Sealskinz but the woollen version can be a bit slippy and they are expensive.
Showa 282 or Showa 477.


----------



## spyk3d (Nov 25, 2007)

I wear a pair of Nitrile gloves and then wear these over the top. Was out last weekend in 2C and my hands were nice and warm.

https://www.amazon.co.uk/Wonder-Gri...&qid=1610719409&rnid=1642204031&s=diy&sr=1-19


----------



## pump (Dec 14, 2016)

Andyblue said:


> Just wear a pair of nitrile gloves, keep hands warm and as water gets inside them, tend to act like a wet suit. Much better than not using any gloves...


I normally just use tiger gloves don't mind the cold weather mush. Was thinking a cold weather glove would be to thick so have not ordered any yet


----------



## virgiltracey (Apr 19, 2017)

I wear 4mm neoprene surfing gloves, hands will be wet in the bucket anyway so might as well use that water to keep the hands warm!


----------



## TonyHill (Jul 28, 2015)

Use heavy duty black marigold gloves. Keep hands warm AND dry :thumb:


----------



## Kenan (Sep 7, 2015)

virgiltracey said:


> I wear 4mm neoprene surfing gloves, hands will be wet in the bucket anyway so might as well use that water to keep the hands warm!
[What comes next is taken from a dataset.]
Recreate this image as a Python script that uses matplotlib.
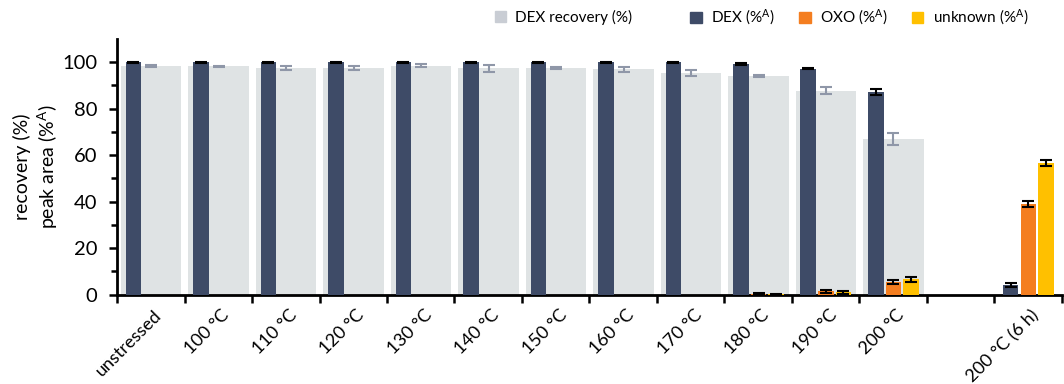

Do these have anything on the palm. Iv got a pair but there are little plastic spots for grip all over the palm.

Sent from my Redmi Note 7 using Tapatalk


----------



## ridders66 (May 24, 2019)

pump said:


> Any one got any recommendations for waterproof cold weather gloves for detailing?
> 
> Thanks for the help


The best solution I have found is merino liner gloves inside nitrile gloves. Nitrile gloves alone won't keep your hands warm, these help immensely.

https://www.merlincycles.com/sealskinz-solo-merino-liner-glove-154743.html


----------



## HEADPHONES (Jan 1, 2008)

TonyHill said:


> Use heavy duty black marigold gloves. Keep hands warm AND dry :thumb:


This PLUS those thin small stretchy wooly gloves underneath :thumb:


----------



## Leel (Jan 6, 2014)

Purchased a pair of Aquaktek thermo gloves from Screwfix for £5.99. Really good, recommend


----------



## Kenan (Sep 7, 2015)

Leel said:


> Purchased a pair of Aquaktek thermo gloves from Screwfix for £5.99. Really good, recommend


Do you use these for the contact wash, was looking at them eairler and did t know how rough the palm surface would be.

Sent from my Redmi Note 7 using Tapatalk


----------



## Chris Dyson (Feb 29, 2012)

Sealskinz are brilliant. Yes they are a bit pricey but they are very warm and waterproof. A pair of nitril gloves underneath adds to keeping the hands warm in very cold weather.


----------



## Leel (Jan 6, 2014)

Kenan. Yeah use them for contact wash. Very good in this weather


----------